Recorded data:
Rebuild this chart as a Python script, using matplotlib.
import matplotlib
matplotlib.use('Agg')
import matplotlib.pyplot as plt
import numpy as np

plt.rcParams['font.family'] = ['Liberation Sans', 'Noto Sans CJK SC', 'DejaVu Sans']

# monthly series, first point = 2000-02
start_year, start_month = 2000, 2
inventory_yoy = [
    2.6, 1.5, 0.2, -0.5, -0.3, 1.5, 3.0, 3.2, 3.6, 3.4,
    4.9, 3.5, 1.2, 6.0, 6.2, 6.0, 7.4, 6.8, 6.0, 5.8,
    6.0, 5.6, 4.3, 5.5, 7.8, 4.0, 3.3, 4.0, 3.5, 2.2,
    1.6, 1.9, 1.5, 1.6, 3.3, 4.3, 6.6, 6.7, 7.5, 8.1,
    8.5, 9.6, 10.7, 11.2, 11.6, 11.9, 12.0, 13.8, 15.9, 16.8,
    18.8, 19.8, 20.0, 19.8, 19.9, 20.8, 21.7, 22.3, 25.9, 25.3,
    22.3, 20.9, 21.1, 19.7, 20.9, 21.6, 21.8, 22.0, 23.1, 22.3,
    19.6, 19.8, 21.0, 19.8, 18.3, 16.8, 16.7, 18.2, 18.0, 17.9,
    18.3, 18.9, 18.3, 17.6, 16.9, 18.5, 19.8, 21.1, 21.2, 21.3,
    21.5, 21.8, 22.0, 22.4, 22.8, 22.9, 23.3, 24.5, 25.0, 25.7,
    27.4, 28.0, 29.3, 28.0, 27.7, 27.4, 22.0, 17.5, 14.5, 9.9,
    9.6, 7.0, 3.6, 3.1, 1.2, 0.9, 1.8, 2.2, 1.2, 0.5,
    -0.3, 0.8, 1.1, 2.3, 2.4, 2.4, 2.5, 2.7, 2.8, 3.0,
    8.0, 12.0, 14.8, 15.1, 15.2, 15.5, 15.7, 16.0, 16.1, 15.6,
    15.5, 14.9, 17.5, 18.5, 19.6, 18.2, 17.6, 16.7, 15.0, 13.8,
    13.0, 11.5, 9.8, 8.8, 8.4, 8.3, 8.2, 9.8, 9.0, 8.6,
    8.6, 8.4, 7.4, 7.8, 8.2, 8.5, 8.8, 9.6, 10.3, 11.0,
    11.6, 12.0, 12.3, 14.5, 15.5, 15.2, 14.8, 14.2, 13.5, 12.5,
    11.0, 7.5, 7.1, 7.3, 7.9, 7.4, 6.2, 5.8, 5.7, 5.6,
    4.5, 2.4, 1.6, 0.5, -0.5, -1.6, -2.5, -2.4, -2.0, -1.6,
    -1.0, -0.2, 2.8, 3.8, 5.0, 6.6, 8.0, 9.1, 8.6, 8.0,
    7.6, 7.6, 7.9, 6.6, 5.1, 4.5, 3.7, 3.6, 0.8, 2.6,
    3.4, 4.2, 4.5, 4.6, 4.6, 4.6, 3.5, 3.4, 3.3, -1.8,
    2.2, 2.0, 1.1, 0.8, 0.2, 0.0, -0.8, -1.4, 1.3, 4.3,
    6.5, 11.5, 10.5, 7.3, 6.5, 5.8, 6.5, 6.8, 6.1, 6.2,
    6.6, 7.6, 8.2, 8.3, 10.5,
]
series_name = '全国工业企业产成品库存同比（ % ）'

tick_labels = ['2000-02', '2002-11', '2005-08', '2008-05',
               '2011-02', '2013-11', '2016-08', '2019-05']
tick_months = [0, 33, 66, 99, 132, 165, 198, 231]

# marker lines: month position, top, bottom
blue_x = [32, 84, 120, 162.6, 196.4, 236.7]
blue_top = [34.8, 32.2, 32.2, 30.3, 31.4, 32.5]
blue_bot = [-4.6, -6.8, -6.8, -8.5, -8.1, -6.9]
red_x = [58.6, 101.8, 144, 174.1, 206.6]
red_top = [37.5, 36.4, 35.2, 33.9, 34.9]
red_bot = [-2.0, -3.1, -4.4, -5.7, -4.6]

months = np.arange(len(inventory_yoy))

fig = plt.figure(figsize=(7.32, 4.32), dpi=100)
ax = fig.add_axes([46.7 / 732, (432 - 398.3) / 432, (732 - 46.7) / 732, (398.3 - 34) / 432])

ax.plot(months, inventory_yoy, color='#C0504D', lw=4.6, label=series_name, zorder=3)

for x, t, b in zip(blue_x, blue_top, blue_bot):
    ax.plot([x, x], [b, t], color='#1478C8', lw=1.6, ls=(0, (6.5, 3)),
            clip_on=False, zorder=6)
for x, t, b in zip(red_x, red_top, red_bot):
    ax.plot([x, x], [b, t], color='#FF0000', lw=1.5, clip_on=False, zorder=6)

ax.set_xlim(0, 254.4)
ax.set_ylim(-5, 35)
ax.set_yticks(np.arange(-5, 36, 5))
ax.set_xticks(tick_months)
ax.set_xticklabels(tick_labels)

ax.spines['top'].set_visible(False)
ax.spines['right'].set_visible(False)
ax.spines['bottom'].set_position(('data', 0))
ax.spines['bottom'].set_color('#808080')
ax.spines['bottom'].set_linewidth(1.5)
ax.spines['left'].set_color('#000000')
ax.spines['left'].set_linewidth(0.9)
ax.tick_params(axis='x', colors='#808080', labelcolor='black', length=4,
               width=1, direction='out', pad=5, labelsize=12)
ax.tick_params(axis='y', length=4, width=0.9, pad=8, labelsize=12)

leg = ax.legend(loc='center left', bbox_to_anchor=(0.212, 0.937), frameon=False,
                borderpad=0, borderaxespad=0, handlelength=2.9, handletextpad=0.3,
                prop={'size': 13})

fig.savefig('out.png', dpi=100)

What is asked:
Quote exactly the opening line of the material above and every line after it, up to and including the line that contains "plt.rcParams['font.family'] = ['Liberation".

Response to the task:
Rebuild this chart as a Python script, using matplotlib.
import matplotlib
matplotlib.use('Agg')
import matplotlib.pyplot as plt
import numpy as np

plt.rcParams['font.family'] = ['Liberation Sans', 'Noto Sans CJK SC', 'DejaVu Sans']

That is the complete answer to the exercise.